Человек — в этом его трагедия, но и его счастье — не только индивидуальность, «особь», даже не часть целого, которую, подобно винтику, можно заменить другой частью; в известном смысле, человек и есть это «целое», поскольку его душевные качества, прежде всего его совесть (она может быть повреждена или утрачена, ее может и вовсе не быть) определяют качества целого, то есть «город», образ жизни сообщества людей, где все связаны между собою, где па каждом лежит доля общей вины, потому что ни один наш шаг не проходит в мире бесследно.
«Какая-то связь невидимая, но значительная и необходимая, существует между… всеми, всеми; в этой жизни, даже в самой пустынной глуши, ничто не случайно…» («По делам службы»), Чехов изменил не просто меру вины и ответственности за нее (так сказать, меру «преступления и наказания»), а скорее понимание вины, которая может ведь быть и безличной.
Если же искать виноватых в чеховской пьесе, то нужно назвать Венгеровича-старшего, которому принадлежат 70 кабаков и несколько пущенных с молотка имений, а вовсе не Платонова, у которого ничего, кроме совести, нет. В литературном смысле его слова ничем не примечательны; в них пет того, что всегда было главным в искусстве — образов, их легко пропустить. А пропустить их нельзя: Чехов помнил эту фразу, не раз возвращался к ней в последующие годы; в конце концов она приобрела в «Крыжовнике» свой полный и окончательный вид.
«Я соображал: как, в сущности, много довольных, счастливых людей! Какая это подавляющая сила! Вы взгляните на эту жизнь: наглость и праздность сильных, невежество и скотоподобие слабых, кругом бедность невозможная, теснота, вырождение, пьянство, лицемерие, вранье… Между тем во всех домах и на улицах тишина, спокойствие; из пятидесяти тысяч живущих в городе ни одного, который бы вскрикнул, громко возмутился. Мы видим тех, которые ходят на рынок за провизией, днем едят, ночью спят, которые говорят свою чепуху, женятся, старятся, благодушно тащат на кладбище своих покойников; но мы не видим и не слышим тех, которые страдают, и то, что страшно в жизни, происходит где-то за кулисами. Все тихо, спокойно, и протестует одна только немая статистика: столько-то с ума сошло, столько-то ведер выпито, столько-то детей погибло от недоедания».
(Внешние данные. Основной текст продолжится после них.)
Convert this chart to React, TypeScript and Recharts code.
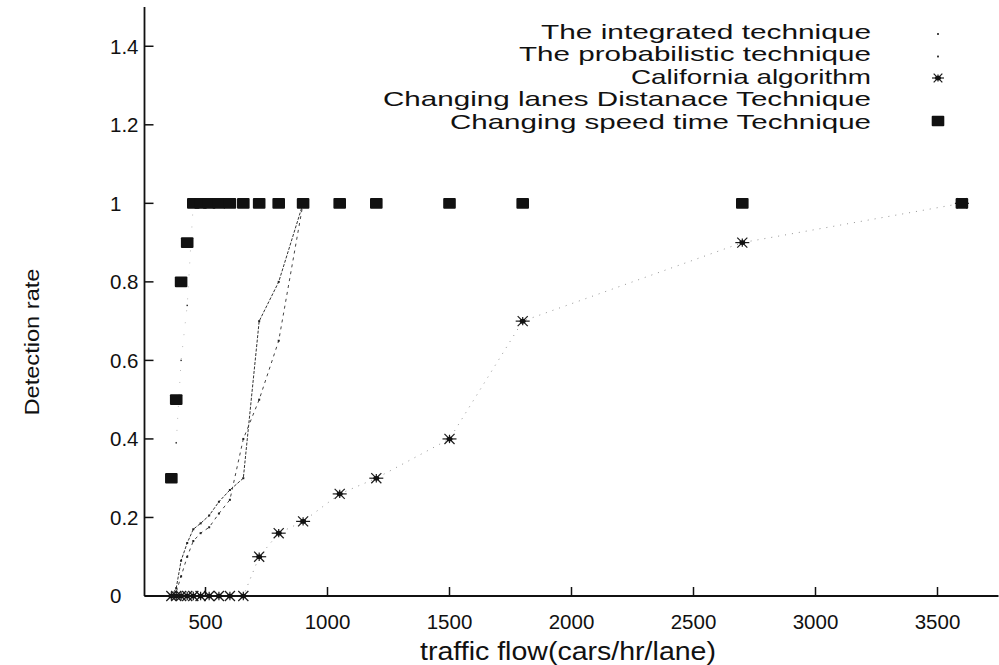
import React from 'react';
import { LineChart, Line, XAxis, YAxis, Legend } from 'recharts';

// traffic flow (cars/hr/lane)
const flow = [360, 380, 400, 425, 450, 480, 515, 555, 600, 655, 720, 800, 900, 1050, 1200, 1500, 1800, 2700, 3600];
const flowShort = [360, 380, 400, 425, 450, 480, 515, 555, 600, 655, 720, 800, 900];
const flowLanes = [380, 400, 425, 450];

const integrated = [0, 0.02, 0.09, 0.135, 0.17, 0.185, 0.205, 0.24, 0.27, 0.3, 0.7, 0.8, 1];
const probabilistic = [0, 0.01, 0.05, 0.1, 0.14, 0.16, 0.175, 0.21, 0.245, 0.4, 0.5, 0.65, 1];
const california = [0, 0, 0, 0, 0, 0, 0, 0, 0, 0, 0.1, 0.16, 0.19, 0.26, 0.3, 0.4, 0.7, 0.9, 1];
const lanesDistance = [0.39, 0.6, 0.74, 1];
const speedTime = [0.3, 0.5, 0.8, 0.9, 1, 1, 1, 1, 1, 1, 1, 1, 1, 1, 1, 1, 1, 1, 1];

const xTicks = [500, 1000, 1500, 2000, 2500, 3000, 3500];
const yTicks = [0, 0.2, 0.4, 0.6, 0.8, 1, 1.2, 1.4];

const seriesNames = [
  'The integrated technique',
  'The probabilistic technique',
  'California algorithm',
  'Changing lanes Distanace Technique',
  'Changing speed time Technique',
];

const zip = (xs: number[], ys: number[]) => xs.map((x, i) => ({ x, y: ys[i] }));

const INK = '#111';
const FONT = '"Liberation Sans", Arial, Helvetica, sans-serif';
const NARROW = '"Liberation Sans Narrow", "Liberation Sans", Arial, sans-serif';
const TICK_LEN = 9;
const Y_TICK_MARGIN = 33.5;
const X_TICK_MARGIN = 26;

// gnuplot style "*" point: + and x on top of each other
function Star({ cx, cy, arm = 7 }: any) {
  if (cx == null || cy == null) return null;
  const d = arm * 0.72;
  return (
    <g stroke="#1a1a1a" strokeWidth={1.2}>
      <line x1={cx - arm} x2={cx + arm} y1={cy} y2={cy} />
      <line x1={cx} x2={cx} y1={cy - arm * 0.6} y2={cy + arm * 0.6} />
      <line x1={cx - d} x2={cx + d} y1={cy - d} y2={cy + d} />
      <line x1={cx - d} x2={cx + d} y1={cy + d} y2={cy - d} />
      <ellipse cx={cx} cy={cy} rx={3} ry={2.3} fill="#111" stroke="none" />
    </g>
  );
}

function Square({ cx, cy }: any) {
  if (cx == null || cy == null) return null;
  return <rect x={cx - 6.3} y={cy - 5.3} width={12.6} height={10.6} rx={1} fill={INK} />;
}

function Speck({ cx, cy, half = 0.9 }: any) {
  if (cx == null || cy == null) return null;
  return <rect x={cx - half} y={cy - half} width={half * 2} height={half * 2} fill="#222" />;
}

function LeftTick({ x, y, payload }: any) {
  const ax = x + Y_TICK_MARGIN;
  return (
    <g>
      <line x1={ax} x2={ax + TICK_LEN} y1={y} y2={y} stroke={INK} strokeWidth={1.5} />
      <text x={x - 1} y={y} dy="0.36em" textAnchor="start" fontFamily={FONT} fontSize={20.5} fill={INK}>
        {String(payload.value)}
      </text>
    </g>
  );
}

function BottomTick({ x, y, payload }: any) {
  const ay = y - X_TICK_MARGIN;
  return (
    <g>
      <line x1={x} x2={x} y1={ay} y2={ay - TICK_LEN} stroke={INK} strokeWidth={1.5} />
      <text x={x} y={y} dy="0.36em" textAnchor="middle" fontFamily={FONT} fontSize={20.5} fill={INK}>
        {String(payload.value)}
      </text>
    </g>
  );
}

function TopTick({ x, y }: any) {
  return <line x1={x} x2={x} y1={y} y2={y + TICK_LEN} stroke={INK} strokeWidth={1.5} />;
}

function RightTick({ x, y }: any) {
  return <line x1={x} x2={x - TICK_LEN} y1={y} y2={y} stroke={INK} strokeWidth={1.5} />;
}

const legendRows: Record<string, { cy: number; len: number; marker: string }> = {
  'The integrated technique': { cy: 31, len: 330, marker: 'speck' },
  'The probabilistic technique': { cy: 53.5, len: 352, marker: 'speck' },
  'California algorithm': { cy: 76, len: 240, marker: 'star' },
  'Changing lanes Distanace Technique': { cy: 98.5, len: 488, marker: 'none' },
  'Changing speed time Technique': { cy: 121, len: 421, marker: 'square' },
};

function KeyBox({ payload }: any) {
  const entries = (payload || []).map((p: any) => p.value as string);
  const names = entries.length ? entries : seriesNames;
  return (
    <svg width={999} height={140} style={{ display: 'block' }}>
      {names.map((name: string) => {
        const row = legendRows[name];
        if (!row) return null;
        return (
          <g key={name}>
            <text
              x={871}
              y={row.cy}
              dy="0.36em"
              textAnchor="end"
              fontFamily={FONT}
              fontSize={21}
              fill={INK}
              textLength={row.len}
              lengthAdjust="spacingAndGlyphs"
            >
              {name}
            </text>
            {row.marker === 'speck' && <Speck cx={938} cy={row.cy + 3} half={0.9} />}
            {row.marker === 'star' && <Star cx={938} cy={row.cy + 2} arm={6} />}
            {row.marker === 'square' && <Square cx={938} cy={row.cy} />}
          </g>
        );
      })}
    </svg>
  );
}

export default function App() {
  return (
    <div
      style={{
        position: 'absolute',
        left: 0,
        top: 0,
        width: 999,
        height: 665,
        overflow: 'hidden',
        background: '#fff',
      }}
    >
      <LineChart width={1005} height={665} margin={{ top: 7, right: 6.5, bottom: 0, left: 0 }}>
        <XAxis
          dataKey="x"
          type="number"
          domain={[250, 3750]}
          ticks={xTicks}
          interval={0}
          height={69}
          tickSize={0}
          tickMargin={X_TICK_MARGIN}
          tick={<BottomTick />}
          axisLine={{ stroke: INK, strokeWidth: 1.8 }}
          tickLine={false}
          label={{
            content: () => (
              <text
                x={568}
                y={651}
                dy="0.36em"
                textAnchor="middle"
                fontFamily={NARROW}
                fontSize={25}
                fill={INK}
                textLength={296}
                lengthAdjust="spacingAndGlyphs"
              >
                traffic flow(cars/hr/lane)
              </text>
            ),
          }}
        />
        <XAxis
          xAxisId="top"
          orientation="top"
          dataKey="x"
          type="number"
          domain={[250, 3750]}
          ticks={xTicks}
          interval={0}
          height={0}
          tickSize={0}
          tickMargin={0}
          tick={<TopTick />}
          axisLine={{ stroke: INK, strokeWidth: 1.5 }}
          tickLine={false}
        />
        <YAxis
          type="number"
          domain={[0, 1.5]}
          ticks={yTicks}
          interval={0}
          width={144.5}
          tickSize={0}
          tickMargin={Y_TICK_MARGIN}
          tick={<LeftTick />}
          axisLine={{ stroke: INK, strokeWidth: 1.8 }}
          tickLine={false}
          label={{
            content: () => (
              <text
                x={31}
                y={342}
                dy="0.36em"
                textAnchor="middle"
                transform="rotate(-90 31 342)"
                fontFamily={NARROW}
                fontSize={21}
                fill={INK}
                textLength={147}
                lengthAdjust="spacingAndGlyphs"
              >
                Detection rate
              </text>
            ),
          }}
        />
        <YAxis
          yAxisId="right"
          orientation="right"
          type="number"
          domain={[0, 1.5]}
          ticks={yTicks}
          interval={0}
          width={0}
          tickSize={0}
          tickMargin={0}
          tick={<RightTick />}
          axisLine={{ stroke: INK, strokeWidth: 1.5 }}
          tickLine={false}
        />
        <Legend
          layout="vertical"
          align="center"
          verticalAlign="middle"
          content={<KeyBox />}
          wrapperStyle={{ position: 'absolute', left: 0, top: 0, width: 999, height: 140, pointerEvents: 'none' }}
        />
        <Line
          name={seriesNames[3]}
          data={zip(flowLanes, lanesDistance)}
          dataKey="y"
          stroke="#aaa"
          strokeWidth={0.8}
          strokeDasharray="1 11"
          dot={<Speck half={0.7} />}
          isAnimationActive={false}
        />
        <Line
          name={seriesNames[0]}
          data={zip(flowShort, integrated)}
          dataKey="y"
          stroke="#333"
          strokeWidth={1}
          strokeDasharray="3 1.5"
          dot={<Speck half={1} />}
          isAnimationActive={false}
        />
        <Line
          name={seriesNames[1]}
          data={zip(flowShort, probabilistic)}
          dataKey="y"
          stroke="#444"
          strokeWidth={1}
          strokeDasharray="3 4"
          dot={<Speck half={1} />}
          isAnimationActive={false}
        />
        <Line
          name={seriesNames[2]}
          data={zip(flow, california)}
          dataKey="y"
          stroke="#888"
          strokeWidth={0.9}
          strokeDasharray="1 6"
          dot={<Star />}
          isAnimationActive={false}
        />
        <Line
          name={seriesNames[4]}
          data={zip(flow, speedTime)}
          dataKey="y"
          stroke="none"
          dot={<Square />}
          isAnimationActive={false}
        />
      </LineChart>
    </div>
  );
}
Платонов воспринимается как герой потому, что берет вину на себя; не свою долю, не часть вины, а всю ее целиком, и это выделяет его среди персонажей «Безотцовщины»; он в самом деле выступает в ореоле безвинного мученичества.
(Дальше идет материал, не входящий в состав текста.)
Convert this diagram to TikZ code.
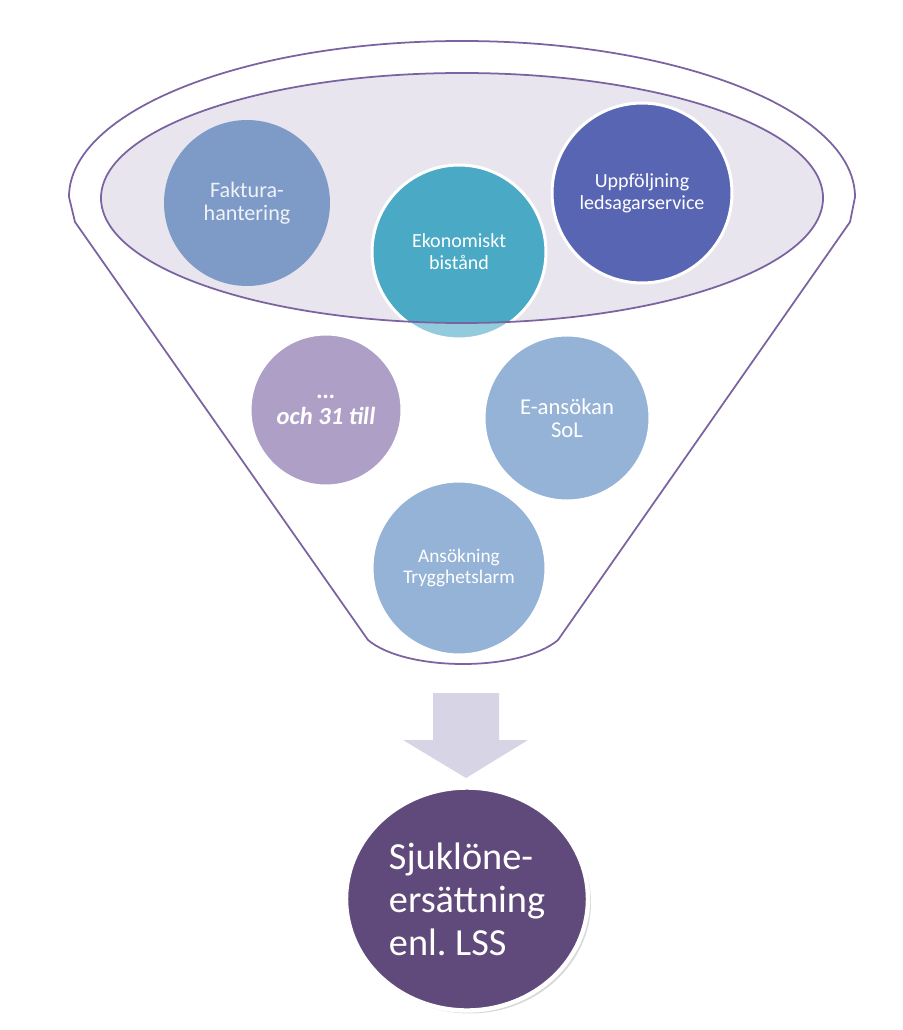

Можно было бы сказать, что основной для Чехова — в первой пьесе, «Иванове» и «Дяде Ване» — была проблема национального характера. Это верно, но здесь нужен ряд пояснений. Прежде всего, сама проблема, далеко не новая в русской литературе, поставлена необычно. Это не романтический индивидуализм Пушкина и Лермонтова (Онегин, Печорин), не историческая героика Л. Н. Толстого (князь Болконский, Ростовы, Безухов), не былинные образы гоголевского «Тараса Бульбы», не критический реализм «натуральной школы», а совершенно своеобразный реально-исторический взгляд, унаследованный от Достоевского: «У нас создался веками какой-то еще невиданный высший культурный тип, которого нет в целом мире, — тип всемирного боления за всех. Это — тип русский… Оп хранит в себе будущее России» («Подросток»).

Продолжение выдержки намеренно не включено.